One incident involved three men pushing a trolley laden with scaffolding components while it was raining. Regulations had stated that the trolley ought to be pushed by four men, and never in the rain.
One man lost his footing and nearly had his foot crushed by the heavy trolley. Luckily, his co-workers were able to stop it in time.
On Thursday, The Straits Times reported that a construction worker was believed to have been electrocuted at a worksite in Alexandra Terrace. It was the latest of 33 worksite fatalities so far this year.
"The saddest thing is that these accidents can be prevented. The focus on productivity and pushing workers to finish a project on time can compromise their safety," said Mr Muhammad.
His fellow Gold award winner, Mr Eldrick Saw, also 26, agrees.
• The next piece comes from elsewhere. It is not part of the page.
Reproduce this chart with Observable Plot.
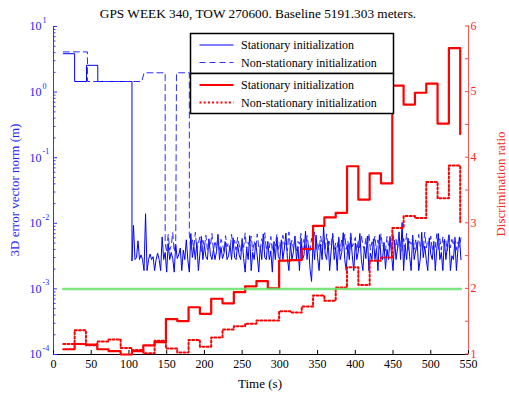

"There is a balance to be struck between safety and productivity, but if one of my workers gets hurt and is out of commission for two months just because we tried to save 30 seconds, that's not worth it," he said.
Mr Saw works for Halliburton Company, an American multinational corporation.
When he was a supply chain manager about five years ago, he witnessed a co-worker suffer a minor injury after getting his hand caught in machinery.
The worker was only 22, about the same age then as Mr Saw, who was fresh out of university.
Since then, Mr Saw has made safety a top priority and believes in a bottom-up safety culture, with workers looking out for themselves and each other.
"We have a 'family wall' filled with photos of our workers' family members, many of whom live overseas. I always remind them that their loved ones are the reason they must go home safely at the end of the day," he said.